Uncertainty often induces fear in financial markets. Developments in the local and global economy leave room for rate hikes. If bond yields rise, longer-term portfolios will be impacted the most. The sensible choice would be to focus on diversifying risk through asset allocation and investing in high-quality instruments.



Market Outlook

As far as debt markets are concerned, there is little visibility on the way forward. Globally, central banks are adopting diverse methods to deal with the challenges of their economies. Domestic concerns are centred around inflation and crude oil prices. The RBI is justified in maintaining a neutral stance amidst so much uncertainty.

The US economy appears to have regained strength, evidenced by economic growth and employment statistics. Concerns that short-term yields are inching closer to long-term yields (flattening of the yield curve) are not deterring the Fed from following its course towards hiking interest rates. Historically, this has been an indicator of economic recession.

Meanwhile, the ECB seems to be adopting a more measured approach. It has committed to wind down its Asset Purchase Program by the end of 2018. It is in no rush to tinker with interest rates and may only begin raising rates a year from now. For the ECB, the focus is on maintaining favourable liquidity conditions and keeping inflation below the 2% limit.

Of mounting concern is the United States’ trade war with China. While the US may appear to have the upper hand, it will deal with its fair share of blows in the form of rising inflation, job loss, and lower profitability. Financial markets are already reacting to the rising tensions and the effects of any trade war will not be isolated to China and the USA alone.
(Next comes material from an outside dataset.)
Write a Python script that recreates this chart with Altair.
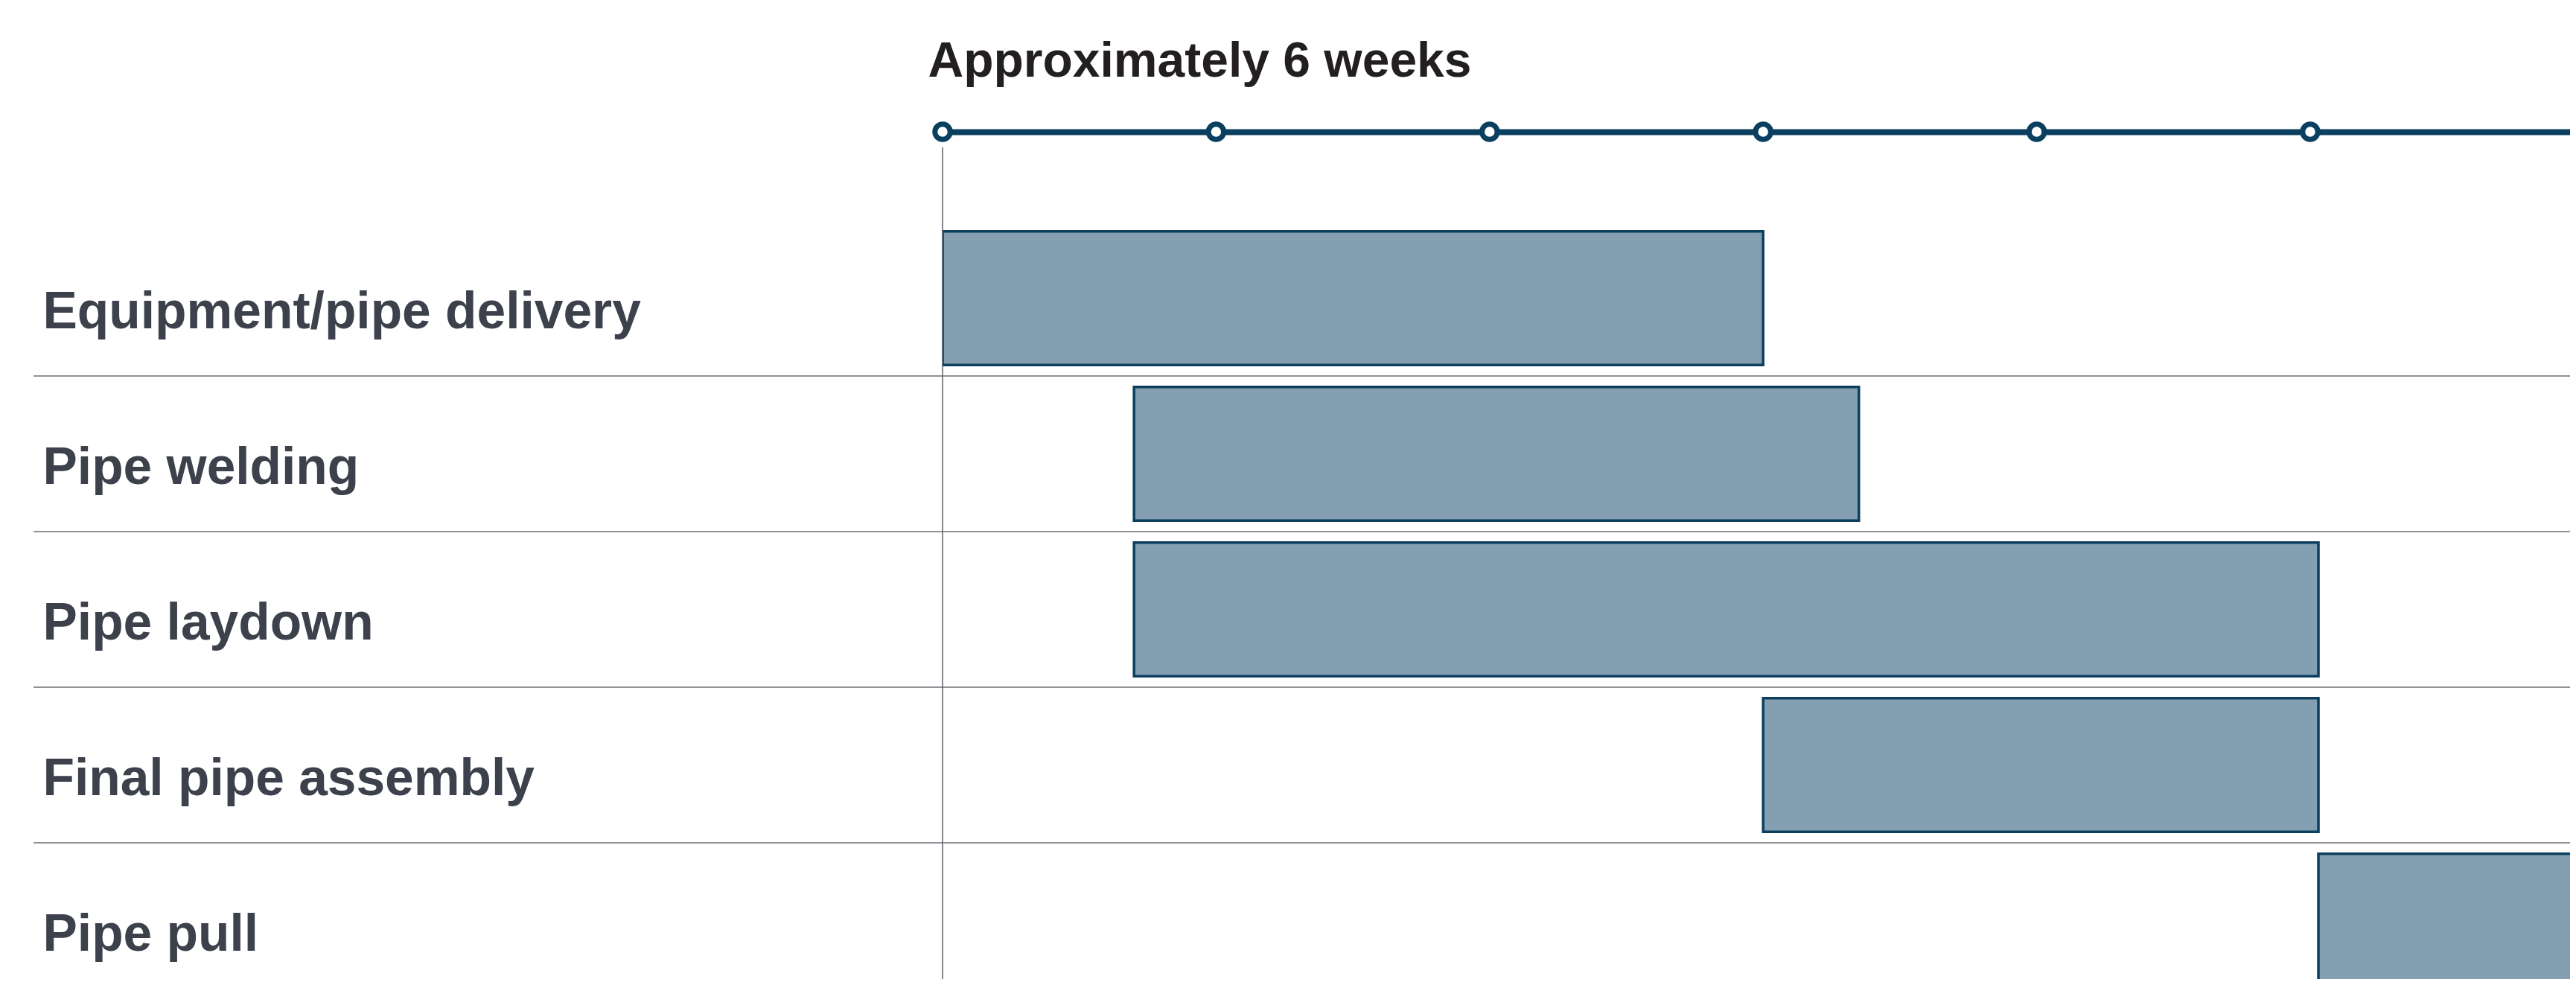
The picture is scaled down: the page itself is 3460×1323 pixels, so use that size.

Monetary Policy Highlights: February 2018


Investment Strategy

With higher uncertainty in debt and equity markets, this would be the time to review asset allocation and manage risk. There is now an opportunity to construct a layered debt portfolio. A phased transition out of ultrashort-term funds into high-quality accrual funds may be warranted.

Policy Highlights

This policy indicates that the RBI has greater visibility into inflation and growth projections and are comfortable with the current stance and policy rates. While near-term inflation is on the higher side, the central bank expects inflation pressures to stabilize in the coming financial year. Rising crude and commodity prices will continue to push inflation upwards, but a normal monsoon and controlled food supply will moderate this effect. Further, oil prices have moved both ways in the recent past, making it difficult to be certain that they will remain at elevated levels.

Fiscal Slippages

The reserve bank has continuously cautioned against fiscal slippages. Last year, farm loan waivers were a concern. This year, it is the government’s fiscal deficit target. Fiscal slippages increase inflation and lower creditworthiness and will have a bearing on capital flows.

Global Factors

Across the world, bond markets are correcting. Advanced economies are witnessing higher yields now. For instance, the yield on the 10 Year US Treasury is trading close to 3%. A weaker dollar has caused oil and commodity prices to rise, increasing domestic inflation. All these global factors have contributed to the rise in domestic yields.